Есть и еще один синкретический аргумент: приравнять «духовность» к религии, забыв о существовании различных форм духовности, многие из которых не имеют никакого отношения к сверхъестественному. Палеонтолог Филип Джинджерич, известный своими работами по эволюции китов, в интервью журналу National Geographic, данном на раскопках в Египте, поставил религию и духовность в один ряд:
Джинджерич до сих пор удивляется тому, что многие люди видят конфликт между религией и наукой. В мою последнюю ночь в Вади-аль-Хитан мы с ним отошли немного от лагеря под куполом сияющих звезд. «Наверное, я никогда не был особенно набожным, – сказал он, – но я считаю свою работу очень духовной. Представить только, как эти киты плавали здесь, как они жили и умирали, как изменился мир… Чувствуешь, что прикасаешься к чему-то огромному, много больше тебя самого, твоего общества и твоего повседневного существования». Он развел руки, охватывая ими темный горизонт и пустыню с ее ветровыми скульптурами из песчаника и бесчисленными молчаливыми китами. «Здесь хватит места для всей религии, какую душа пожелает».
«Духовность» Джинджерича, которую сам он явно воспринимает как религиозность, на самом деле скорее ближе к тем эмоциям, которые описывал Альберт Эйнштейн. Мало кто из ученых не ощущал ничего подобного в отношении своей работы или всех поразительных открытий, непрерывно падающих в копилку науки. Более того, хотя в общественном сознании стереотипный ученый похож на бесчувственный автомат, лишенный любопытства и не понимающий красоту, все мы в первую очередь люди. Мы любим искусство (я сказал бы даже, что ученые-естественники ценят изящные искусства больше, чем ученые-гуманитарии ценят естественно-научные дисциплины); мы испытываем те же эмоции, что и все остальные (плюс эмоции особого рода: радостное изумление при обнаружении чего-то нового, чего никто и никогда прежде не видел); а иногда мы ощущаем себя незначительной, но неотъемлемой частью той самой огромной Вселенной, которую изучаем.

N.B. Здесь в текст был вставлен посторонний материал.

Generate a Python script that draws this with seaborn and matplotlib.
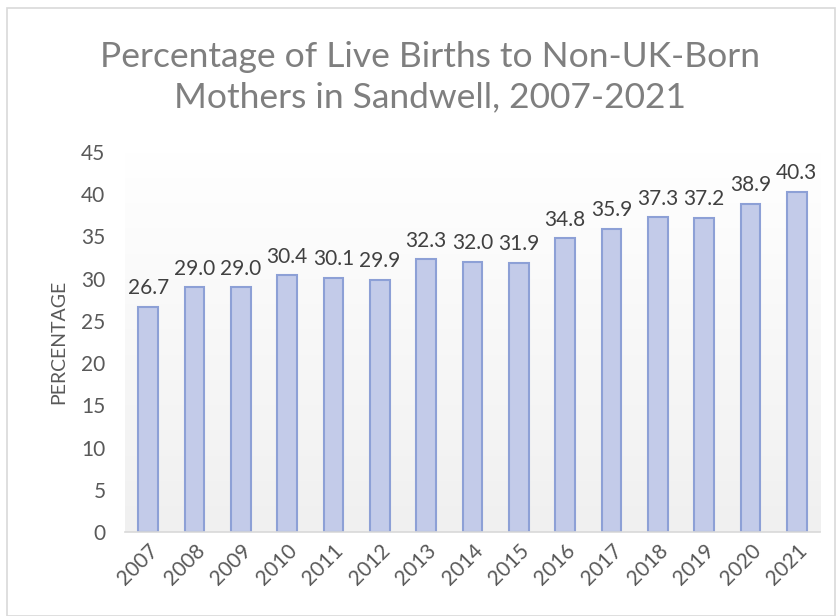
import matplotlib
matplotlib.use("Agg")
import matplotlib.pyplot as plt
import matplotlib.patches as mpatches
import seaborn as sns
import numpy as np
import pandas as pd

# data
years = ['2007', '2008', '2009', '2010', '2011', '2012', '2013', '2014',
         '2015', '2016', '2017', '2018', '2019', '2020', '2021']
percent = [26.7, 29.0, 29.0, 30.4, 30.1, 29.9, 32.3, 32.0,
           31.9, 34.8, 35.9, 37.3, 37.2, 38.9, 40.3]
y_ticks = [0, 5, 10, 15, 20, 25, 30, 35, 40, 45]

sns.set_style("white")
plt.rcParams['font.family'] = ['Lato', 'DejaVu Sans']

df = pd.DataFrame({'year': years, 'pct': percent})

fig = plt.figure(figsize=(8.37, 6.16), dpi=100)
ax = fig.add_axes([0.1493, 0.1364, 0.8304, 0.6168])

# background gradient of the plot area (light grey at bottom, white at top)
grad = np.linspace(0.0, 1.0, 256).reshape(-1, 1)
ax.imshow(grad, cmap=matplotlib.colors.LinearSegmentedColormap.from_list(
    'bg', ['#f0f0f0', '#ffffff']), aspect='auto',
    extent=[-0.5, len(years) - 0.5, 0, 45], zorder=0, origin='lower')

sns.barplot(data=df, x='year', y='pct', color='#c3cbe9', edgecolor='#8da0d6',
            linewidth=1.5, width=0.43, saturation=1, ax=ax, zorder=2)

for i, v in enumerate(percent):
    ax.text(i, v + 1.0, f"{v:.1f}", ha='center', va='bottom',
            fontsize=15, color='#404040')

ax.set_xlim(-0.5, len(years) - 0.5)
ax.set_ylim(0, 45)
ax.set_yticks(y_ticks)
ax.tick_params(axis='y', labelsize=15, labelcolor='#595959', length=0, pad=14)
ax.tick_params(axis='x', labelsize=15, labelcolor='#595959', length=0, pad=6)
plt.setp(ax.get_xticklabels(), rotation=45, ha='right', rotation_mode='anchor')
ax.set_xlabel('')
ax.set_ylabel('PERCENTAGE', fontsize=14, color='#595959', labelpad=10)

for s in ['top', 'right', 'left']:
    ax.spines[s].set_visible(False)
ax.spines['bottom'].set_color('#d9d9d9')
ax.spines['bottom'].set_linewidth(1.2)

fig.text(0.514, 0.875, 'Percentage of Live Births to Non-UK-Born\nMothers in Sandwell, 2007-2021',
         ha='center', va='center', fontsize=25.5, color='#7f7f7f', linespacing=1.3)

# chart border
fig.patches.append(mpatches.Rectangle((0.008, 0.0), 0.99, 0.987, transform=fig.transFigure,
                                      fill=False, edgecolor='#d9d9d9', linewidth=1.2))

fig.savefig('out.png', dpi=100)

Если эмоции, такие как благоговение, изумление и томление, считать «духовностью», то можете называть меня духовным. Я часто ощущаю тот самый «трепет в груди», который стойкий атеист Ричард Докинз описывал как собственную форму духовности. Но эмоциональность – не то же самое, что религиозная вера в божественное или сверхъестественное, и такие ученые, как Джинджерич, напрасно их смешивают.